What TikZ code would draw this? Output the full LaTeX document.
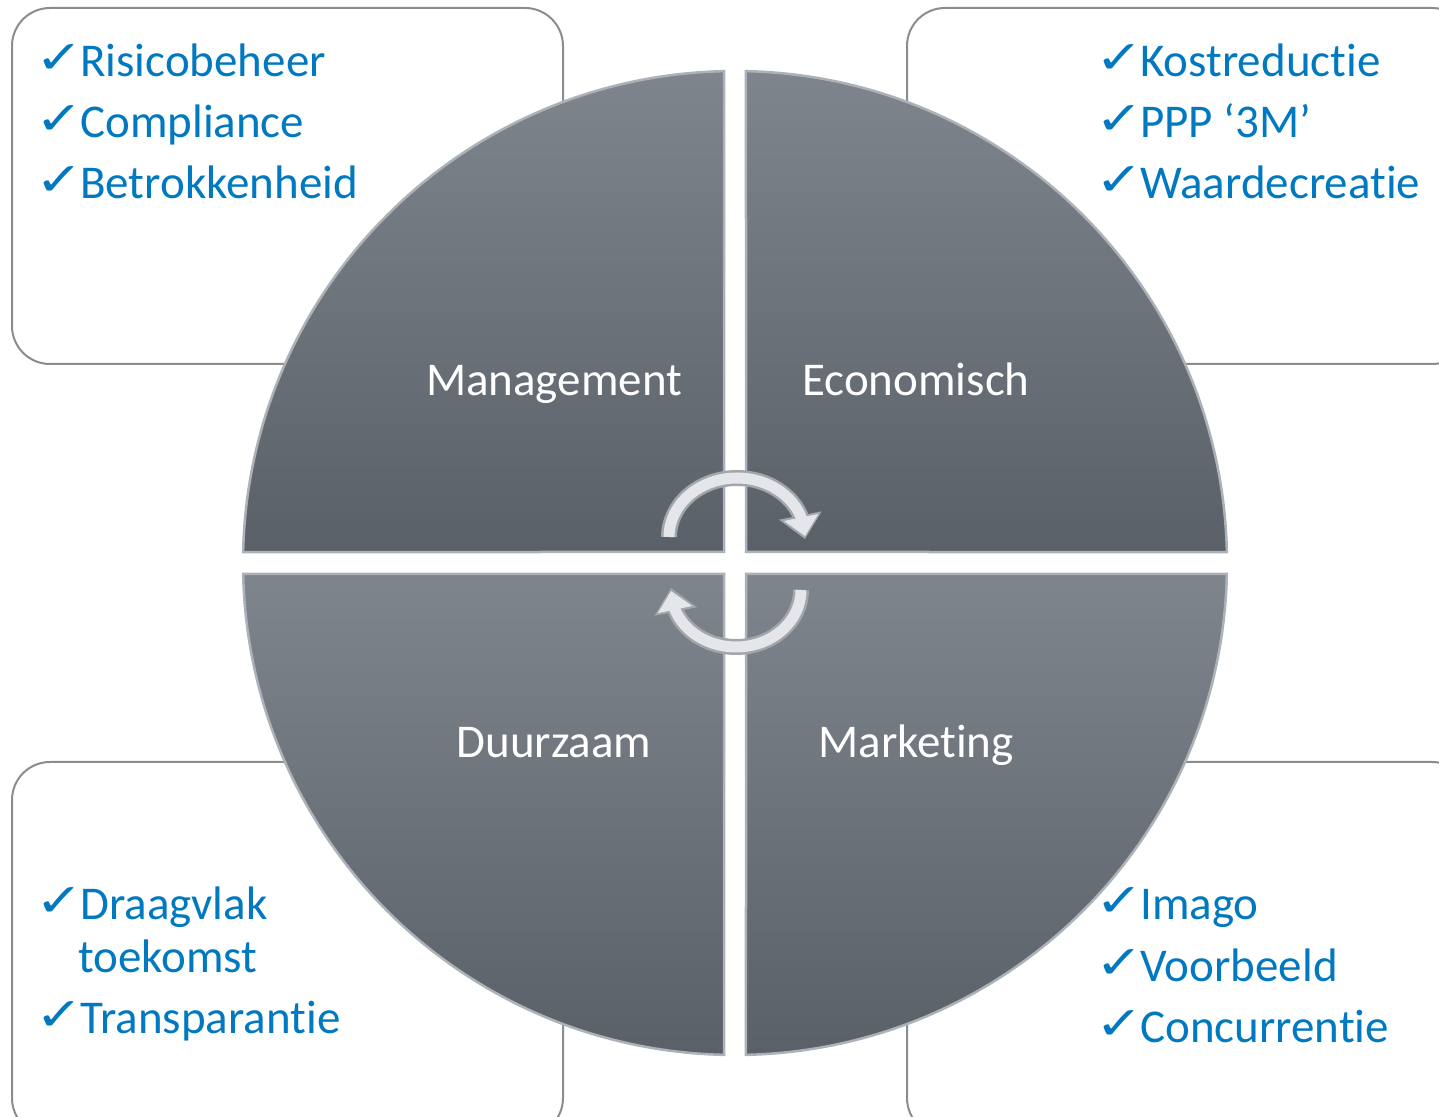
\documentclass[tikz,border=0pt]{standalone}
\usepackage{fontspec}
\setmainfont{Carlito}[Ligatures=NoCommon]
\newfontfamily\dejavu{DejaVu Sans}
\usetikzlibrary{arrows.meta,bending}
\definecolor{txtblue}{RGB}{0,121,193}
\definecolor{qtop}{RGB}{126,133,140}
\definecolor{qbot}{RGB}{89,96,103}
\definecolor{qedge}{RGB}{172,178,184}
\definecolor{boxline}{RGB}{140,140,140}
\definecolor{arrowout}{RGB}{160,166,172}
\definecolor{arrowin}{RGB}{228,230,233}
\newcommand{\chk}{\makebox[36pt][l]{\hspace*{-9pt}\raisebox{3pt}{\scalebox{1.25}[1]{\dejavu\fontsize{46}{46}\selectfont ✓}}}}
\tikzset{
  infobox/.style={draw=boxline, line width=2pt, fill=white, rounded corners=38pt},
  quad/.style={top color=qtop, bottom color=qbot, draw=qedge, line width=2.5pt},
  quadlabel/.style={text=white, font=\fontsize{47}{56}\selectfont, anchor=base, inner sep=0pt},
  listtxt/.style={text=txtblue, font=\fontsize{47}{56}\selectfont, anchor=base west, inner sep=0pt},
  arrowouter/.style={draw=arrowout, line width=16pt, -{Triangle[length=24pt,width=42pt,flex]}},
  arrowinner/.style={draw=arrowin, line width=11pt, shorten >=3pt, -{Triangle[length=19pt,width=34pt,flex]}}
}
\begin{document}
\begin{tikzpicture}[x=1pt,y=1pt]
\useasboundingbox (0,0) rectangle (1439,1116);
\clip (0,0) rectangle (1439,1116);
\fill[white] (0,0) rectangle (1439,1116);
% boxes
\draw[infobox] (12,752) rectangle (563,1108);
\draw[infobox] (907,752) rectangle (1470,1108);
\draw[infobox] (12,-20) rectangle (563,354);
\draw[infobox] (907,-20) rectangle (1470,354);
% quadrants
\coordinate (c) at (735,553);
\path[quad] (724,564) -- ([shift={(91.28:492)}]c) arc[start angle=91.28,end angle=178.72,radius=492] -- cycle;
\path[quad] (746,564) -- ([shift={(1.28:492)}]c) arc[start angle=1.28,end angle=88.72,radius=492] -- cycle;
\path[quad] (724,542) -- ([shift={(181.28:492)}]c) arc[start angle=181.28,end angle=268.72,radius=492] -- cycle;
\path[quad] (746,542) -- ([shift={(271.28:492)}]c) arc[start angle=271.28,end angle=358.72,radius=492] -- cycle;
% circular arrows
\coordinate (a1) at (669,579);
\coordinate (a2) at (801,526);
\draw[arrowouter] (a1) arc[start angle=180,end angle=-2,x radius=68,y radius=59];
\draw[arrowinner] (a1) arc[start angle=180,end angle=-2,x radius=68,y radius=59];
\draw[arrowouter] (a2) arc[start angle=0,end angle=-182,x radius=65,y radius=57];
\draw[arrowinner] (a2) arc[start angle=0,end angle=-182,x radius=65,y radius=57];
% quadrant labels
\node[quadlabel] (man) at (554,720) {Management};
\node[quadlabel] (eco) at (916,720) {Economisch};
\node[quadlabel] (duu) at (554,358) {Duurzaam};
\node[quadlabel] (mar) at (916,358) {Marketing};
% lists
\node[listtxt] (tl1) at (44,1039) {\chk Risicobeheer};
\node[listtxt] (tl2) at (44,978) {\chk Compliance};
\node[listtxt] (tl3) at (44,917) {\chk Betrokkenheid};
\node[listtxt] (tr1) at (1104,1039) {\chk Kostreductie};
\node[listtxt] (tr2) at (1104,978) {\chk PPP ‘3M’};
\node[listtxt] (tr3) at (1104,917) {\chk Waardecreatie};
\node[listtxt] (bl1) at (44,196) {\chk Draagvlak};
\node[listtxt] (bl2) at (78,144) {toekomst};
\node[listtxt] (bl3) at (44,83) {\chk Transparantie};
\node[listtxt] (br1) at (1104,196) {\chk Imago};
\node[listtxt] (br2) at (1104,135) {\chk Voorbeeld};
\node[listtxt] (br3) at (1104,74) {\chk Concurrentie};
\end{tikzpicture}
\end{document}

_WORK INSTRUCTIONS:_ Output the material word for word, omitting its pictures.

_RESULT:_
What TikZ code would draw this? Output the full LaTeX document.
\documentclass[tikz,border=0pt]{standalone}
\usepackage{fontspec}
\setmainfont{Carlito}[Ligatures=NoCommon]
\newfontfamily\dejavu{DejaVu Sans}
\usetikzlibrary{arrows.meta,bending}
\definecolor{txtblue}{RGB}{0,121,193}
\definecolor{qtop}{RGB}{126,133,140}
\definecolor{qbot}{RGB}{89,96,103}
\definecolor{qedge}{RGB}{172,178,184}
\definecolor{boxline}{RGB}{140,140,140}
\definecolor{arrowout}{RGB}{160,166,172}
\definecolor{arrowin}{RGB}{228,230,233}
\newcommand{\chk}{\makebox[36pt][l]{\hspace*{-9pt}\raisebox{3pt}{\scalebox{1.25}[1]{\dejavu\fontsize{46}{46}\selectfont ✓}}}}
\tikzset{
  infobox/.style={draw=boxline, line width=2pt, fill=white, rounded corners=38pt},
  quad/.style={top color=qtop, bottom color=qbot, draw=qedge, line width=2.5pt},
  quadlabel/.style={text=white, font=\fontsize{47}{56}\selectfont, anchor=base, inner sep=0pt},
  listtxt/.style={text=txtblue, font=\fontsize{47}{56}\selectfont, anchor=base west, inner sep=0pt},
  arrowouter/.style={draw=arrowout, line width=16pt, -{Triangle[length=24pt,width=42pt,flex]}},
  arrowinner/.style={draw=arrowin, line width=11pt, shorten >=3pt, -{Triangle[length=19pt,width=34pt,flex]}}
}
\begin{document}
\begin{tikzpicture}[x=1pt,y=1pt]
\useasboundingbox (0,0) rectangle (1439,1116);
\clip (0,0) rectangle (1439,1116);
\fill[white] (0,0) rectangle (1439,1116);
% boxes
\draw[infobox] (12,752) rectangle (563,1108);
\draw[infobox] (907,752) rectangle (1470,1108);
\draw[infobox] (12,-20) rectangle (563,354);
\draw[infobox] (907,-20) rectangle (1470,354);
% quadrants
\coordinate (c) at (735,553);
\path[quad] (724,564) -- ([shift={(91.28:492)}]c) arc[start angle=91.28,end angle=178.72,radius=492] -- cycle;
\path[quad] (746,564) -- ([shift={(1.28:492)}]c) arc[start angle=1.28,end angle=88.72,radius=492] -- cycle;
\path[quad] (724,542) -- ([shift={(181.28:492)}]c) arc[start angle=181.28,end angle=268.72,radius=492] -- cycle;
\path[quad] (746,542) -- ([shift={(271.28:492)}]c) arc[start angle=271.28,end angle=358.72,radius=492] -- cycle;
% circular arrows
\coordinate (a1) at (669,579);
\coordinate (a2) at (801,526);
\draw[arrowouter] (a1) arc[start angle=180,end angle=-2,x radius=68,y radius=59];
\draw[arrowinner] (a1) arc[start angle=180,end angle=-2,x radius=68,y radius=59];
\draw[arrowouter] (a2) arc[start angle=0,end angle=-182,x radius=65,y radius=57];
\draw[arrowinner] (a2) arc[start angle=0,end angle=-182,x radius=65,y radius=57];
% quadrant labels
\node[quadlabel] (man) at (554,720) {Management};
\node[quadlabel] (eco) at (916,720) {Economisch};
\node[quadlabel] (duu) at (554,358) {Duurzaam};
\node[quadlabel] (mar) at (916,358) {Marketing};
% lists
\node[listtxt] (tl1) at (44,1039) {\chk Risicobeheer};
\node[listtxt] (tl2) at (44,978) {\chk Compliance};
\node[listtxt] (tl3) at (44,917) {\chk Betrokkenheid};
\node[listtxt] (tr1) at (1104,1039) {\chk Kostreductie};
\node[listtxt] (tr2) at (1104,978) {\chk PPP ‘3M’};
\node[listtxt] (tr3) at (1104,917) {\chk Waardecreatie};
\node[listtxt] (bl1) at (44,196) {\chk Draagvlak};
\node[listtxt] (bl2) at (78,144) {toekomst};
\node[listtxt] (bl3) at (44,83) {\chk Transparantie};
\node[listtxt] (br1) at (1104,196) {\chk Imago};
\node[listtxt] (br2) at (1104,135) {\chk Voorbeeld};
\node[listtxt] (br3) at (1104,74) {\chk Concurrentie};
\end{tikzpicture}
\end{document}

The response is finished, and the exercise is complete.